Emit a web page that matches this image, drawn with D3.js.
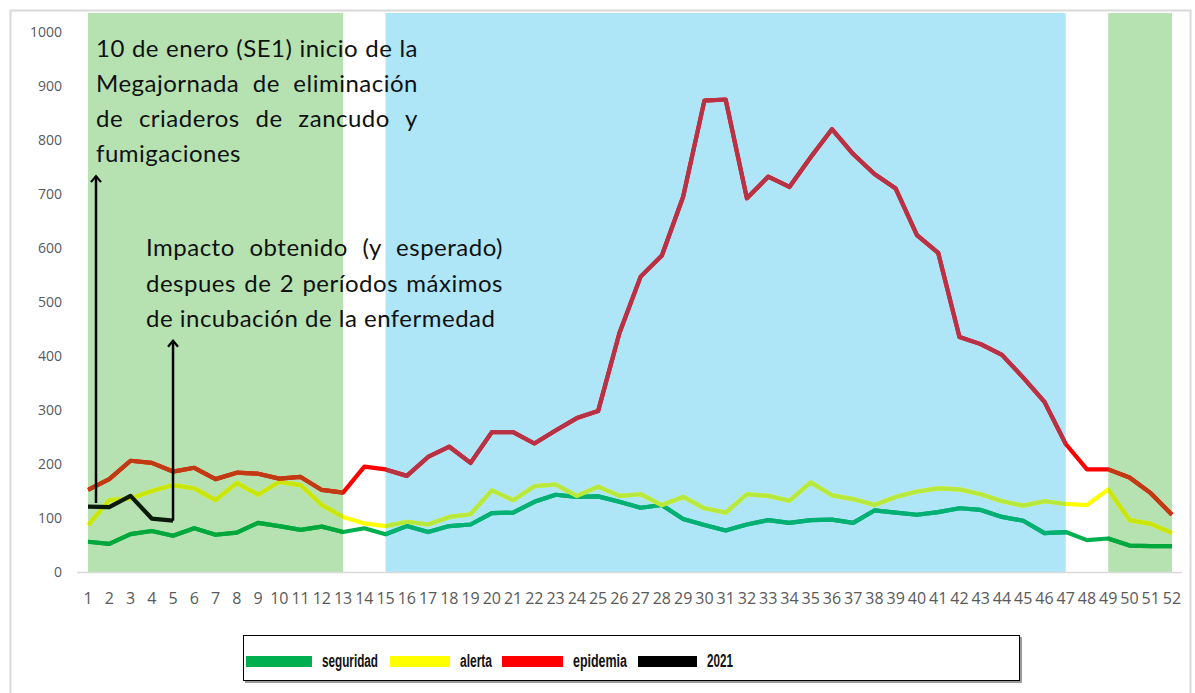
<!DOCTYPE html>
<html>
<head>
<meta charset="utf-8">
<script src="https://cdn.jsdelivr.net/npm/d3@7"></script>
<style>
	body { margin: 0; background: #fff; }
	svg { display: block; }
</style>
</head>
<body>
<svg id="chart" width="1195" height="693"></svg>
<script>
// semanas epidemiologicas
const semanas = [1,2,3,4,5,6,7,8,9,10,11,12,13,14,15,16,17,18,19,20,21,22,23,24,25,26,
	27,28,29,30,31,32,33,34,35,36,37,38,39,40,41,42,43,44,45,46,47,48,49,50,51,52];

const seguridad = [56,52,70,76,67,81,69,73,91,85,78,84,74,81,70,85,74,85,88,109,110,130,143,139,140,130,
	119,124,98,87,77,88,96,91,96,97,91,114,110,106,111,118,115,102,95,72,74,59,62,49,48,48];
const alerta = [87,133,136,150,161,155,133,165,143,167,161,124,102,90,85,93,88,102,107,151,133,159,162,141,158,141,
	144,124,139,118,110,144,141,132,166,142,135,124,139,149,155,153,144,131,123,131,126,124,153,96,89,72];
const epidemia = [152,172,206,202,186,193,172,184,182,173,176,152,147,195,190,178,213,232,202,259,259,238,262,285,298,442,
	547,586,695,873,875,692,732,713,768,820,774,737,710,624,591,435,422,402,360,315,237,190,190,175,146,106];
const anio2021 = [121,120,141,99,95];

const yTicks = [0,100,200,300,400,500,600,700,800,900,1000];

// periodos sombreados (semana inicio, semana fin)
const periodosVerde = [[1,13],[49,52]];
const periodosAzul = [[15,47]];

const nota1 = ["10 de enero (SE1) inicio de la", "Megajornada de eliminación", "de criaderos de zancudo y", "fumigaciones"];
const nota2 = ["Impacto obtenido (y esperado)", "despues de 2 períodos máximos", "de incubación de la enfermedad"];

const series = [
	{ name: "seguridad", values: seguridad, color: "#00b050", verde: "#00a83c", azul: "#00b074" },
	{ name: "alerta", values: alerta, color: "#ffff00", verde: "#c9e60c", azul: "#b6e83e" },
	{ name: "epidemia", values: epidemia, color: "#ff0000", verde: "#c03a12", azul: "#b83246" }
];

var svg = d3.select("#chart");
var plotTop = 13;

var x = d3.scaleLinear().domain([1, 52]).range([88, 1172]);
var y = d3.scaleLinear().domain([0, 1000]).range([572, 32]);

// marco
svg.append("rect")
	.attr("x", 10.5).attr("y", 10.5)
	.attr("width", 1180).attr("height", 700)
	.attr("fill", "none")
	.attr("stroke", "#d9d9d9")
	.attr("stroke-width", 2);

var defs = svg.append("defs");

function clip(id, periods) {
	defs.append("clipPath").attr("id", id)
		.selectAll("rect")
		.data(periods)
		.enter().append("rect")
		.attr("x", d => x(d[0]))
		.attr("y", 0)
		.attr("width", d => x(d[1]) - x(d[0]))
		.attr("height", y(0) + 10);
}
clip("clip-verde", periodosVerde);
clip("clip-azul", periodosAzul);

defs.append("marker")
	.attr("id", "flecha")
	.attr("viewBox", "-9 -8 11 16")
	.attr("refX", 0).attr("refY", 0)
	.attr("markerWidth", 11).attr("markerHeight", 16)
	.attr("markerUnits", "userSpaceOnUse")
	.attr("orient", "auto")
	.append("path")
	.attr("d", "M-6,-5L0,0L-6,5")
	.attr("fill", "none")
	.attr("stroke", "#000")
	.attr("stroke-width", 2.2);

// fondos
svg.append("g").selectAll("rect")
	.data(periodosVerde)
	.enter().append("rect")
	.attr("x", d => x(d[0]))
	.attr("y", plotTop)
	.attr("width", d => x(d[1]) - x(d[0]))
	.attr("height", y(0) - plotTop)
	.attr("fill", "#b6e2b2");

svg.append("g").selectAll("rect")
	.data(periodosAzul)
	.enter().append("rect")
	.attr("x", d => x(d[0]))
	.attr("y", plotTop)
	.attr("width", d => x(d[1]) - x(d[0]))
	.attr("height", y(0) - plotTop)
	.attr("fill", "#aee6f8");

// eje x
svg.append("line")
	.attr("x1", 77).attr("x2", 1182)
	.attr("y1", y(0) + 0.5).attr("y2", y(0) + 0.5)
	.attr("stroke", "#d9d9d9")
	.attr("stroke-width", 1.5);

svg.append("g").selectAll("text")
	.data(yTicks)
	.enter().append("text")
	.attr("x", 62)
	.attr("y", d => y(d) + 5)
	.attr("text-anchor", "end")
	.attr("font-family", "'Open Sans', sans-serif")
	.attr("font-size", 14)
	.attr("fill", "#595959")
	.text(d => d);

svg.append("g").selectAll("text")
	.data(semanas)
	.enter().append("text")
	.attr("x", d => x(d))
	.attr("y", 604)
	.attr("text-anchor", "middle")
	.attr("font-family", "'Open Sans', sans-serif")
	.attr("font-size", 16)
	.attr("fill", "#595959")
	.text(d => d);

// lineas
var line = d3.line()
	.x((d, i) => x(semanas[i]))
	.y(d => y(d));

var lines = svg.append("g").attr("fill", "none").attr("stroke-width", 4.2).attr("stroke-linejoin", "round");

series.forEach(function(s) {
	lines.append("path").attr("d", line(s.values)).attr("stroke", s.color);
	lines.append("path").attr("d", line(s.values)).attr("stroke", s.verde).attr("clip-path", "url(#clip-verde)");
	lines.append("path").attr("d", line(s.values)).attr("stroke", s.azul).attr("clip-path", "url(#clip-azul)");
});

lines.append("path")
	.attr("d", line(anio2021))
	.attr("stroke", "#0c1a0c");

// flechas
var flechas = [
	{ x: x(1) + 8, y1: y(128), y2: y(735) },
	{ x: x(5), y1: y(anio2021[4]), y2: y(430) }
];
svg.append("g").selectAll("line")
	.data(flechas)
	.enter().append("line")
	.attr("x1", d => d.x).attr("x2", d => d.x)
	.attr("y1", d => d.y1).attr("y2", d => d.y2 + 1)
	.attr("stroke", "#000")
	.attr("stroke-width", 2.5)
	.attr("marker-end", "url(#flecha)");

// notas (texto justificado)
function nota(lines, left, right, top, lh) {
	var g = svg.append("g")
		.attr("font-family", "Lato, sans-serif")
		.attr("font-size", 24)
		.attr("letter-spacing", 0.5)
		.attr("fill", "#111");
	lines.forEach(function(t, i) {
		var el = g.append("text")
			.attr("x", left)
			.attr("y", top + i * lh)
			.text(t);
		if (i < lines.length - 1) {
			var w = el.node().getComputedTextLength();
			var gaps = t.split(" ").length - 1;
			if (gaps > 0) el.attr("word-spacing", (right - left - w) / gaps);
		}
	});
}
nota(nota1, 96, 418, 57, 35);
nota(nota2, 146, 503, 256, 35.5);

// leyenda
var legend = svg.append("g");
legend.append("rect")
	.attr("x", 245).attr("y", 637)
	.attr("width", 777).attr("height", 46)
	.attr("fill", "#9a9a9a");
legend.append("rect")
	.attr("x", 243.5).attr("y", 635.5)
	.attr("width", 776).attr("height", 45)
	.attr("fill", "#fff")
	.attr("stroke", "#000")
	.attr("stroke-width", 1);

var legendItems = [
	{ name: "seguridad", color: "#00b050", x: 246, w: 66, tw: 56 },
	{ name: "alerta", color: "#ffff00", x: 390, w: 60, tw: 32 },
	{ name: "epidemia", color: "#ff0000", x: 502, w: 61, tw: 54 },
	{ name: "2021", color: "#000000", x: 638, w: 59, tw: 26 }
];
var li = legend.selectAll("g.item")
	.data(legendItems)
	.enter().append("g").attr("class", "item");
li.append("rect")
	.attr("x", d => d.x).attr("y", 656)
	.attr("width", d => d.w).attr("height", 11)
	.attr("fill", d => d.color);
li.append("text")
	.attr("x", d => d.x + d.w + 10)
	.attr("y", 667)
	.attr("font-family", "'Liberation Sans', Arial, sans-serif")
	.attr("font-weight", "bold")
	.attr("font-size", 18)
	.attr("textLength", d => d.tw)
	.attr("lengthAdjust", "spacingAndGlyphs")
	.attr("fill", "#111")
	.text(d => d.name);
</script>
</body>
</html>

Work required:
Look at the listing and set down only the lines from its start through the line with "de 2 períodos", word for word and without pictures.

Output of the exercise:
Emit a web page that matches this image, drawn with D3.js.
<!DOCTYPE html>
<html>
<head>
<meta charset="utf-8">
<script src="https://cdn.jsdelivr.net/npm/d3@7"></script>
<style>
	body { margin: 0; background: #fff; }
	svg { display: block; }
</style>
</head>
<body>
<svg id="chart" width="1195" height="693"></svg>
<script>
// semanas epidemiologicas
const semanas = [1,2,3,4,5,6,7,8,9,10,11,12,13,14,15,16,17,18,19,20,21,22,23,24,25,26,
	27,28,29,30,31,32,33,34,35,36,37,38,39,40,41,42,43,44,45,46,47,48,49,50,51,52];

const seguridad = [56,52,70,76,67,81,69,73,91,85,78,84,74,81,70,85,74,85,88,109,110,130,143,139,140,130,
	119,124,98,87,77,88,96,91,96,97,91,114,110,106,111,118,115,102,95,72,74,59,62,49,48,48];
const alerta = [87,133,136,150,161,155,133,165,143,167,161,124,102,90,85,93,88,102,107,151,133,159,162,141,158,141,
	144,124,139,118,110,144,141,132,166,142,135,124,139,149,155,153,144,131,123,131,126,124,153,96,89,72];
const epidemia = [152,172,206,202,186,193,172,184,182,173,176,152,147,195,190,178,213,232,202,259,259,238,262,285,298,442,
	547,586,695,873,875,692,732,713,768,820,774,737,710,624,591,435,422,402,360,315,237,190,190,175,146,106];
const anio2021 = [121,120,141,99,95];

const yTicks = [0,100,200,300,400,500,600,700,800,900,1000];

// periodos sombreados (semana inicio, semana fin)
const periodosVerde = [[1,13],[49,52]];
const periodosAzul = [[15,47]];

const nota1 = ["10 de enero (SE1) inicio de la", "Megajornada de eliminación", "de criaderos de zancudo y", "fumigaciones"];
const nota2 = ["Impacto obtenido (y esperado)", "despues de 2 períodos máximos", "de incubación de la enfermedad"];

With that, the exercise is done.